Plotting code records
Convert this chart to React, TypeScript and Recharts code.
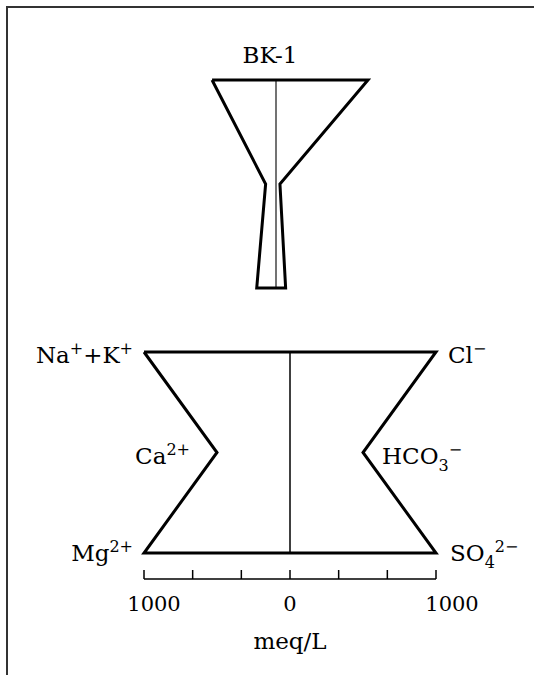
import { ScatterChart, Scatter, XAxis, YAxis, ReferenceLine } from "recharts";

const FONT = "'DejaVu Serif', 'Liberation Serif', serif";
const TEXT_SIZE = 23;
const DIGIT_SIZE = 21;
const SMALL_SIZE = 16;

// rows, top to bottom: Na+K / Cl, Ca / HCO3, Mg / SO4  (meq/L)
const sampleTitle = "BK-1";
const sampleCations = [438, 71, 132];
const sampleAnions = [630, 27, 66];

// key diagram under the sample
const keyCations = [1000, 500, 1000];
const keyAnions = [1000, 500, 1000];

// label pieces: [text, "sup" | "sub" | undefined]
const cationLabels: [string, string?][][] = [
  [["Na"], ["+", "sup"], ["+K"], ["+", "sup"]],
  [["Ca"], ["2+", "sup"]],
  [["Mg"], ["2+", "sup"]],
];
const anionLabels: [string, string?][][] = [
  [["Cl"], ["\u2212", "sup"]],
  [["HCO"], ["3", "sub"], ["\u2212", "sup"]],
  [["SO"], ["4", "sub"], ["2\u2212", "sup"]],
];

const scaleTicks = [-1000, -666.7, -333.3, 0, 333.3, 666.7, 1000];
const scaleTickLabels = ["1000", "", "", "0", "", "", "1000"];
const scaleTitle = "meq/L";

function stiffOutline(cat: number[], an: number[]) {
  const left = cat.map((v, i) => ({ x: -v, y: i }));
  const right = an.map((v, i) => ({ x: v, y: i })).reverse();
  return [...left, ...right, left[0]];
}

const keyLabelPoints = [
  ...cationLabels.map((parts, i) => ({ x: -keyCations[i], y: i, parts, side: "left" })),
  ...anionLabels.map((parts, i) => ({ x: keyAnions[i], y: i, parts, side: "right" })),
];

const NoDot = () => <g />;

// baseline offset per row and gap from the vertex
const rowBaseline = [11, 11.5, 7.5];
const leftGap = [11, 27, 11];
const rightGap = [12, 19, 14];

function IonLabel(props: any) {
  const { cx, cy, payload } = props;
  const left = payload.side === "left";
  const row = payload.y;
  const gap = left ? leftGap[row] : rightGap[row];
  let cur = 0;
  const spans = payload.parts.map(([t, kind]: [string, string?], i: number) => {
    const target = kind === "sup" ? -9 : kind === "sub" ? 7 : 0;
    const dy = target - cur;
    cur = target;
    return (
      <tspan key={i} dy={dy} fontSize={kind ? SMALL_SIZE : TEXT_SIZE}>
        {t}
      </tspan>
    );
  });
  return (
    <text
      x={left ? cx - gap : cx + gap}
      y={cy + rowBaseline[row]}
      textAnchor={left ? "end" : "start"}
      fontFamily={FONT}
      fontSize={TEXT_SIZE}
      fill="#000"
    >
      {spans}
    </text>
  );
}

function ScaleTick(props: any) {
  const { x, y, index } = props;
  const label = scaleTickLabels[index];
  const dx = index === 0 ? 10 : index === scaleTicks.length - 1 ? 16 : 0;
  return (
    <g>
      <line x1={x} y1={y} x2={x} y2={y - 9} stroke="#000" strokeWidth={1.5} />
      {label && (
        <text
          x={x + dx}
          y={y + 32}
          textAnchor="middle"
          fontFamily={FONT}
          fontSize={DIGIT_SIZE}
          fill="#000"
        >
          {label}
        </text>
      )}
    </g>
  );
}

export default function App() {
  return (
    <div
      style={{
        position: "absolute",
        left: 0,
        top: 0,
        width: 534,
        height: 675,
        background: "#fff",
        fontFamily: FONT,
      }}
    >
      <div
        style={{
          position: "absolute",
          left: 6,
          top: 6,
          width: 528,
          height: 669,
          borderLeft: "2px solid #333",
          borderTop: "2px solid #333",
        }}
      />
      <div
        style={{
          position: "absolute",
          left: 220,
          top: 44,
          width: 100,
          textAlign: "center",
          fontSize: TEXT_SIZE,
          lineHeight: `${TEXT_SIZE}px`,
        }}
      >
        {sampleTitle}
      </div>

      {/* sample diagram */}
      <div style={{ position: "absolute", left: 0, top: 0 }}>
        <ScatterChart width={534} height={300} margin={{ top: 80, right: 112, bottom: 12, left: 130 }}>
          <XAxis type="number" dataKey="x" domain={[-1000, 1000]} hide />
          <YAxis type="number" dataKey="y" domain={[0, 2]} reversed hide />
          <ReferenceLine
            segment={[{ x: 0, y: 0 }, { x: 0, y: 2 }]}
            stroke="#444"
            strokeWidth={1.5}
          />
          <Scatter
            data={stiffOutline(sampleCations, sampleAnions)}
            line={{ stroke: "#000", strokeWidth: 3 }}
            shape={NoDot}
            isAnimationActive={false}
          />
        </ScatterChart>
      </div>

      {/* key diagram with scale */}
      <div style={{ position: "absolute", left: 0, top: 300 }}>
        <ScatterChart width={534} height={375} margin={{ top: 52, right: 98, bottom: 26, left: 144 }}>
          <XAxis
            type="number"
            dataKey="x"
            domain={[-1000, 1000]}
            ticks={scaleTicks}
            interval={0}
            tickLine={false}
            tickSize={0}
            tickMargin={0}
            tick={<ScaleTick />}
            axisLine={{ stroke: "#000", strokeWidth: 1.5 }}
            height={70}
            label={{
              value: scaleTitle,
              position: "insideBottom",
              offset: 0,
              fill: "#000",
              fontSize: TEXT_SIZE,
              fontFamily: FONT,
            }}
          />
          <YAxis
            type="number"
            dataKey="y"
            domain={[0, 2]}
            reversed
            hide
            padding={{ top: 0, bottom: 26 }}
          />
          <ReferenceLine
            segment={[{ x: 0, y: 0 }, { x: 0, y: 2 }]}
            stroke="#000"
            strokeWidth={1.5}
          />
          <Scatter
            data={stiffOutline(keyCations, keyAnions)}
            line={{ stroke: "#000", strokeWidth: 3 }}
            shape={NoDot}
            isAnimationActive={false}
          />
          <Scatter data={keyLabelPoints} shape={<IonLabel />} isAnimationActive={false} />
        </ScatterChart>
      </div>
    </div>
  );
}
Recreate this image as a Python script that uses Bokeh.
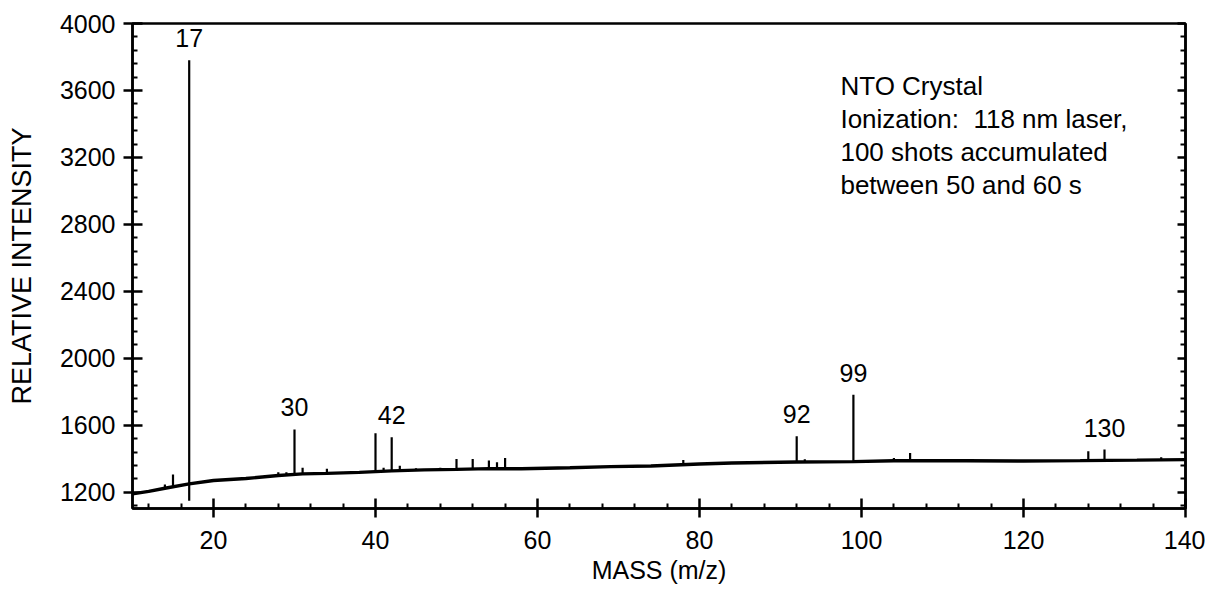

* _What you will do_: Go through the listing above and write it all out exactly, leaving out any picture.

* _Answer_:
Convert this chart to React, TypeScript and Recharts code.
import { ScatterChart, Scatter, XAxis, YAxis, ReferenceLine } from "recharts";

const FONT = "'DejaVu Serif', 'Liberation Serif', serif";
const TEXT_SIZE = 23;
const DIGIT_SIZE = 21;
const SMALL_SIZE = 16;

// rows, top to bottom: Na+K / Cl, Ca / HCO3, Mg / SO4  (meq/L)
const sampleTitle = "BK-1";
const sampleCations = [438, 71, 132];
const sampleAnions = [630, 27, 66];

// key diagram under the sample
const keyCations = [1000, 500, 1000];
const keyAnions = [1000, 500, 1000];

// label pieces: [text, "sup" | "sub" | undefined]
const cationLabels: [string, string?][][] = [
  [["Na"], ["+", "sup"], ["+K"], ["+", "sup"]],
  [["Ca"], ["2+", "sup"]],
  [["Mg"], ["2+", "sup"]],
];
const anionLabels: [string, string?][][] = [
  [["Cl"], ["\u2212", "sup"]],
  [["HCO"], ["3", "sub"], ["\u2212", "sup"]],
  [["SO"], ["4", "sub"], ["2\u2212", "sup"]],
];

const scaleTicks = [-1000, -666.7, -333.3, 0, 333.3, 666.7, 1000];
const scaleTickLabels = ["1000", "", "", "0", "", "", "1000"];
const scaleTitle = "meq/L";

function stiffOutline(cat: number[], an: number[]) {
  const left = cat.map((v, i) => ({ x: -v, y: i }));
  const right = an.map((v, i) => ({ x: v, y: i })).reverse();
  return [...left, ...right, left[0]];
}

const keyLabelPoints = [
  ...cationLabels.map((parts, i) => ({ x: -keyCations[i], y: i, parts, side: "left" })),
  ...anionLabels.map((parts, i) => ({ x: keyAnions[i], y: i, parts, side: "right" })),
];

const NoDot = () => <g />;

// baseline offset per row and gap from the vertex
const rowBaseline = [11, 11.5, 7.5];
const leftGap = [11, 27, 11];
const rightGap = [12, 19, 14];

function IonLabel(props: any) {
  const { cx, cy, payload } = props;
  const left = payload.side === "left";
  const row = payload.y;
  const gap = left ? leftGap[row] : rightGap[row];
  let cur = 0;
  const spans = payload.parts.map(([t, kind]: [string, string?], i: number) => {
    const target = kind === "sup" ? -9 : kind === "sub" ? 7 : 0;
    const dy = target - cur;
    cur = target;
    return (
      <tspan key={i} dy={dy} fontSize={kind ? SMALL_SIZE : TEXT_SIZE}>
        {t}
      </tspan>
    );
  });
  return (
    <text
      x={left ? cx - gap : cx + gap}
      y={cy + rowBaseline[row]}
      textAnchor={left ? "end" : "start"}
      fontFamily={FONT}
      fontSize={TEXT_SIZE}
      fill="#000"
    >
      {spans}
    </text>
  );
}

function ScaleTick(props: any) {
  const { x, y, index } = props;
  const label = scaleTickLabels[index];
  const dx = index === 0 ? 10 : index === scaleTicks.length - 1 ? 16 : 0;
  return (
    <g>
      <line x1={x} y1={y} x2={x} y2={y - 9} stroke="#000" strokeWidth={1.5} />
      {label && (
        <text
          x={x + dx}
          y={y + 32}
          textAnchor="middle"
          fontFamily={FONT}
          fontSize={DIGIT_SIZE}
          fill="#000"
        >
          {label}
        </text>
      )}
    </g>
  );
}

export default function App() {
  return (
    <div
      style={{
        position: "absolute",
        left: 0,
        top: 0,
        width: 534,
        height: 675,
        background: "#fff",
        fontFamily: FONT,
      }}
    >
      <div
        style={{
          position: "absolute",
          left: 6,
          top: 6,
          width: 528,
          height: 669,
          borderLeft: "2px solid #333",
          borderTop: "2px solid #333",
        }}
      />
      <div
        style={{
          position: "absolute",
          left: 220,
          top: 44,
          width: 100,
          textAlign: "center",
          fontSize: TEXT_SIZE,
          lineHeight: `${TEXT_SIZE}px`,
        }}
      >
        {sampleTitle}
      </div>

      {/* sample diagram */}
      <div style={{ position: "absolute", left: 0, top: 0 }}>
        <ScatterChart width={534} height={300} margin={{ top: 80, right: 112, bottom: 12, left: 130 }}>
          <XAxis type="number" dataKey="x" domain={[-1000, 1000]} hide />
          <YAxis type="number" dataKey="y" domain={[0, 2]} reversed hide />
          <ReferenceLine
            segment={[{ x: 0, y: 0 }, { x: 0, y: 2 }]}
            stroke="#444"
            strokeWidth={1.5}
          />
          <Scatter
            data={stiffOutline(sampleCations, sampleAnions)}
            line={{ stroke: "#000", strokeWidth: 3 }}
            shape={NoDot}
            isAnimationActive={false}
          />
        </ScatterChart>
      </div>

      {/* key diagram with scale */}
      <div style={{ position: "absolute", left: 0, top: 300 }}>
        <ScatterChart width={534} height={375} margin={{ top: 52, right: 98, bottom: 26, left: 144 }}>
          <XAxis
            type="number"
            dataKey="x"
            domain={[-1000, 1000]}
            ticks={scaleTicks}
            interval={0}
            tickLine={false}
            tickSize={0}
            tickMargin={0}
            tick={<ScaleTick />}
            axisLine={{ stroke: "#000", strokeWidth: 1.5 }}
            height={70}
            label={{
              value: scaleTitle,
              position: "insideBottom",
              offset: 0,
              fill: "#000",
              fontSize: TEXT_SIZE,
              fontFamily: FONT,
            }}
          />
          <YAxis
            type="number"
            dataKey="y"
            domain={[0, 2]}
            reversed
            hide
            padding={{ top: 0, bottom: 26 }}
          />
          <ReferenceLine
            segment={[{ x: 0, y: 0 }, { x: 0, y: 2 }]}
            stroke="#000"
            strokeWidth={1.5}
          />
          <Scatter
            data={stiffOutline(keyCations, keyAnions)}
            line={{ stroke: "#000", strokeWidth: 3 }}
            shape={NoDot}
            isAnimationActive={false}
          />
          <Scatter data={keyLabelPoints} shape={<IonLabel />} isAnimationActive={false} />
        </ScatterChart>
      </div>
    </div>
  );
}
Recreate this image as a Python script that uses Bokeh.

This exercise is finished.